Un autre secteur est également en ligne de mire, celui des services. La Tunisie est appelée, dans le cadre du partenariat privilégié, à libérer le secteur des services, en ce sens que des entreprises européennes auront la possibilité d’y accéder. Ainsi pourront-elles, à titre d’exemple, répondre à des appels d’offre en Tunisie. Néanmoins, la réciprocité dans ce cadre ne peut être vérifiée. Comment ? En fait le secteur des services en Europe est difficile à libérer en l’absence de la liberté de circulation des personnes. S’ajoute à cela, la complexité de l’obtention des visas pour les entreprises tunisiennes afin qu’elles puissent s’installer sur le marché européen.

Contrairement au Front Populaire et ses partisans, Mahmoud Baroudi, député de l’Alliance démocratique, a salué, lui aussi haut et fort, la signature de l’accord du statut avancé. Il déclare sur les ondes d’une radio régionale que : « C’est un statut exceptionnel, qui nous honore, cela prouve que nous avons réalisé des progrès, malgré les difficultés qui ont jalonné le pays.

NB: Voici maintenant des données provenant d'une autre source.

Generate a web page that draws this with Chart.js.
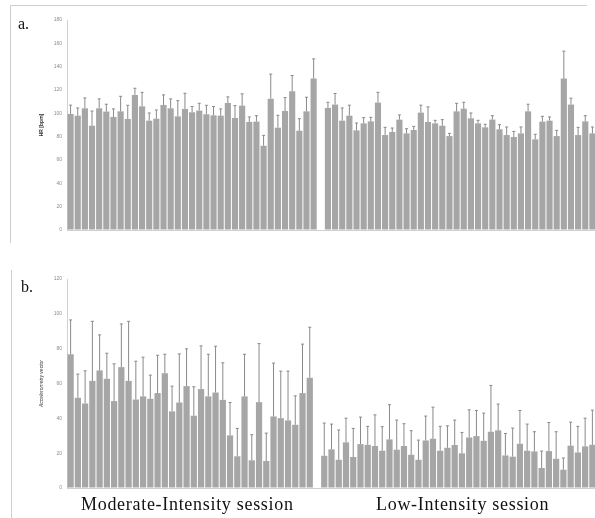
<!DOCTYPE html>
<html>
<head>
<meta charset="utf-8">
<script src="https://cdn.jsdelivr.net/npm/chart.js@4.4.1/dist/chart.umd.min.js"></script>
<style>
  html, body { margin: 0; padding: 0; width: 595px; height: 518px; overflow: hidden; background: #fff; }
  .wrap { position: absolute; }
  .lbl { position: absolute; font-family: "Liberation Serif", "DejaVu Serif", serif; color: #111; white-space: nowrap; }
  .frame { position: absolute; background: #cfcfcf; }
</style>
</head>
<body>
<div class="frame" style="left:10px;top:5px;width:577px;height:1px;"></div>
<div class="frame" style="left:10px;top:5px;width:1px;height:238px;"></div>
<div class="frame" style="left:11px;top:270px;width:1px;height:248px;"></div>

<div class="wrap" style="left:0;top:0;width:600px;height:245px;"><canvas id="chartA" width="600" height="245"></canvas></div>
<div class="wrap" style="left:0;top:260px;width:600px;height:240px;"><canvas id="chartB" width="600" height="240"></canvas></div>

<div class="lbl" style="left:18px;top:15px;font-size:16px;">a.</div>
<div class="lbl" style="left:21px;top:278px;font-size:16px;">b.</div>
<div class="lbl" style="left:81px;top:494px;font-size:18px;letter-spacing:0.7px;">Moderate-Intensity session</div>
<div class="lbl" style="left:376px;top:494px;font-size:18px;letter-spacing:0.7px;">Low-Intensity session</div>

<script>
// ---- Panel a: heart rate (bpm), mean and SD per participant ----
const hrModerate = [99.5, 98, 104.3, 89.4, 104.3, 101.5, 96.9, 101.7, 95.2, 115.8, 106, 93.7, 95.4, 107.2, 104.3, 97.4, 103.8, 100.9, 102.3, 99.2, 98.3, 98, 108.9, 96, 106.6, 92.6, 92.9, 72.2, 112.6, 87.7, 102, 118.9, 85.1, 101.7, 129.8];
const hrModerateSD = [7.5, 6.6, 8.9, 12.6, 8.1, 6.3, 6.9, 12.9, 11.7, 5.7, 12, 6.6, 7.5, 8.6, 8.1, 13.5, 13.4, 4.9, 6.3, 7.7, 7.5, 5.8, 5.2, 10.6, 10.1, 4.3, 5.1, 8.9, 21, 10.6, 11.5, 13.5, 10.3, 12.1, 16.9];
const hrLow = [104.6, 107.5, 93.7, 98, 85.4, 91.4, 93.1, 109.2, 81.4, 84, 94.6, 82.8, 85.7, 100.6, 92.6, 91.4, 89.4, 80.5, 101.7, 104, 95.7, 91.4, 88, 94.6, 86.3, 81.4, 79.7, 82.8, 101.7, 77.7, 92.9, 93.7, 80.5, 129.8, 107.5, 81.4, 93.1, 82.8];
const hrLowSD = [4.9, 9.5, 10.9, 9, 6.3, 4.9, 3.5, 8.8, 6.6, 3.4, 4, 4, 3.1, 6.4, 12.9, 2.6, 5.2, 2.3, 6.9, 5.5, 4.6, 2.6, 2.6, 3.4, 4, 6.9, 4.8, 5.5, 6.1, 4.3, 4.5, 3.2, 4.9, 23.5, 5.5, 6.6, 4.9, 5.5];

// ---- Panel b: accelerometry vector, mean and SD per participant ----
const accModerate = [76.8, 51.8, 48.5, 61.5, 67.5, 62.7, 49.9, 69.4, 61.5, 50.8, 52.6, 51.2, 54.5, 65.9, 44, 49.1, 58.5, 41.5, 56.8, 52.6, 54.8, 50.6, 30.2, 18.2, 52.6, 15.9, 49.3, 15.5, 41.1, 40.1, 38.8, 36.3, 54.5, 63.3];
const accModerateSD = [19.7, 13.6, 18.8, 34.2, 20.4, 14.7, 21.4, 24.8, 34.2, 22, 22.5, 13.6, 21.7, 10.9, 14.5, 27.9, 21.4, 16.6, 24.8, 24.2, 26.6, 21.3, 18.9, 16, 24.2, 14.7, 33.6, 16, 30.6, 27, 28.3, 16.6, 28.1, 29];
const accLow = [18.5, 22.2, 16.2, 26.2, 17.8, 25.2, 24.8, 24.1, 21.4, 27.9, 22, 24.1, 19.1, 16.2, 27.3, 28.3, 21.4, 23.1, 24.7, 19.9, 29, 29.8, 27.1, 32.3, 33.1, 18.7, 18, 25.4, 21.4, 21, 11.5, 21.2, 16.8, 10.5, 24.3, 20.4, 23.9, 24.8];
const accLowSD = [18.8, 14.5, 17.1, 13.9, 16.4, 15.5, 10.6, 17.9, 13.8, 19.9, 17, 12.8, 13.8, 11.3, 14, 18.1, 14, 12.6, 14.3, 12, 15.9, 14.7, 15.9, 26.6, 15.1, 12.6, 16.4, 19.1, 15.3, 11.3, 9.7, 16.4, 15.5, 6.7, 13.5, 15, 16.2, 19.9];

const hrTicks = [0, 20, 40, 60, 80, 100, 120, 140, 160, 180];
const accTicks = [0, 20, 40, 60, 80, 100, 120];

Chart.defaults.font.family = '"Liberation Sans", Arial, sans-serif';

function labelsFor(mod, low) {
  return [...mod.map((_, i) => 'M' + (i + 1)), '', ...low.map((_, i) => 'L' + (i + 1))];
}

const errorBars = {
  id: 'errorBars',
  afterDatasetsDraw(chart) {
    const ctx = chart.ctx;
    const ys = chart.scales.y;
    chart.data.datasets.forEach((ds, di) => {
      const meta = chart.getDatasetMeta(di);
      meta.data.forEach((el, i) => {
        const v = ds.data[i];
        const sd = ds.sd[i];
        if (v == null || sd == null) return;
        const yt = ys.getPixelForValue(v + sd);
        ctx.save();
        ctx.strokeStyle = '#8a8a8a';
        ctx.lineWidth = 1;
        ctx.beginPath();
        ctx.moveTo(el.x, el.y);
        ctx.lineTo(el.x, yt);
        ctx.moveTo(el.x - 1.5, yt);
        ctx.lineTo(el.x + 1.5, yt);
        ctx.stroke();
        ctx.restore();
      });
    });
  }
};

function makeChart(id, mod, modSD, low, lowSD, ticks, title, titleFont, pad) {
  const data = [...mod, null, ...low];
  const sd = [...modSD, null, ...lowSD];
  return new Chart(document.getElementById(id), {
    type: 'bar',
    data: {
      labels: labelsFor(mod, low),
      datasets: [{
        data: data,
        sd: sd,
        backgroundColor: '#a6a6a6',
        borderWidth: 0,
        categoryPercentage: 1.0,
        barPercentage: 0.86
      }]
    },
    options: {
      responsive: false,
      animation: false,
      layout: { padding: pad },
      plugins: { legend: { display: false }, tooltip: { enabled: false } },
      scales: {
        x: { display: false },
        y: {
          min: ticks[0],
          max: ticks[ticks.length - 1],
          afterBuildTicks(scale) { scale.ticks = ticks.map(v => ({ value: v })); },
          afterFit(scale) { scale.width = 32; },
          border: { display: true, color: '#d0d0d0', width: 1 },
          grid: {
            drawTicks: false,
            color: (c) => (c.tick && c.tick.value === 0) ? '#d0d0d0' : 'rgba(0,0,0,0)'
          },
          ticks: { padding: 5, font: { size: 5 }, color: '#8c8c8c' },
          title: { display: true, text: title, font: titleFont, color: '#333', padding: { top: 4, bottom: 2 } }
        }
      }
    },
    plugins: [errorBars]
  });
}

makeChart('chartA', hrModerate, hrModerateSD, hrLow, hrLowSD, hrTicks,
  'HR [bpm]', { size: 5, weight: 'bold' }, { left: 35, right: 4, top: 20, bottom: 15 });
makeChart('chartB', accModerate, accModerateSD, accLow, accLowSD, accTicks,
  'Accelerometry vector', { size: 5, style: 'italic' }, { left: 35, right: 4, top: 19, bottom: 12 });
</script>
</body>
</html>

Je le considère comme le couronnement du processus révolutionnaire du peuple tunisien ». M. Baroudi ajoute, en outre, que l’attribution à la Tunisie du statut d’observateur au sein du Conseil d’Europe ne peut être qu’une fierté pour l’ensemble des Tunisiens ainsi qu’une opportunité à ne pas laisser filer pour eux, en s’appuyant sur la question des droits de l’Homme.

Par ailleurs, il a été question d’un don pour la Tunisie, toujours dans le cadre de l’accord, et un don pas des moindre : 68 millions d’euros. Et ce n’est pas tout. Car, chaque année, la Tunisie pourra bénéficier d’un soutien financier variant entre 400 et 600 millions d’euros. Cette somme colossale représente un renflouement des caisses de l’Etat d’un ordre « privilégié », et le budget de l’Etat bénéficiera de ses conséquences, plutôt généreuses.

Et c’est là que nous serons tentés de nous demander : « où est le défaut alors ? » Parce qu’en harpant les lignes de l’accord du statut privilégié, nous comprenons que c’est « tout bénef » pour la Tunisie et l’économie nationale. Toutefois, le bémol est là, bien présent : l’Union européenne affiche un intérêt particulier à la Tunisie et aux pays de la région méditerranéenne, craignant les perturbations d’ordre politique et social, par surcroît. L’Europe mise gros sur le fleurissement de la croissance économique dans la région, en vue de réduire les disparités sociales et le taux de chômage, ce qui fermera la porte à l’immigration. Oui, car l’Europe ne veut plus s'ouvrir à nos immigrés, qu’ils soient légaux ou clandestins d’ailleurs. Bien que le quota fixé par l’UE en termes d’immigration n’ait jamais été atteint, le flux migratoire a encore, selon l’Europe, besoin d’être maîtrisé.

Force est de constater que si par le passé, l’UE hésitait à nous accorder le statut de partenaire privilégié à défaut de la question des droits de l’Homme, la Tunisie aurait dû emprunter son attitude quant à la question de l’immigration, sur laquelle, il semblerait que l’Europe ne fera pas de concessions.

Le statut de partenaire privilégié était une jolie invention d’Angela Merkel, chancelière allemande. Se trouvant entre le marteau du refus de l’Europe de l’adhésion de la Turquie à l’Union et l’enclume de la Turquie qui mettait un point d’honneur à insister sur la reconnaissance de son adhésion, la première femme à être devenue chancelière du gouvernement allemand a pioché le concept de partenaire privilégié. Alors que le chef de la diplomatie allemande ne connait ni ne reconnaît le contenu du statut avancé. D’ailleurs, un des membres du gouvernement allemand avait même déclaré à l'époque « qu’il n’y a ni partenaire, ni privilégié. »

Les avis demeurent mitigés sur le statut du partenaire privilégié. Cinq années d’engagement, des feuilles de routes en cours d’élaboration, des traits d’horizon pas suffisamment clairs, et point d’orgue : la situation politique, économique et sociale en Tunisie est encore embrouillée. Le moment était-il alors, réellement opportun pour la signature de cet accord ? En tous cas, s’il s’avère que le gouvernement provisoire actuel aurait commis une bourde à travers cet accord, il ne sera pas évident qu'il réponde de ses actes.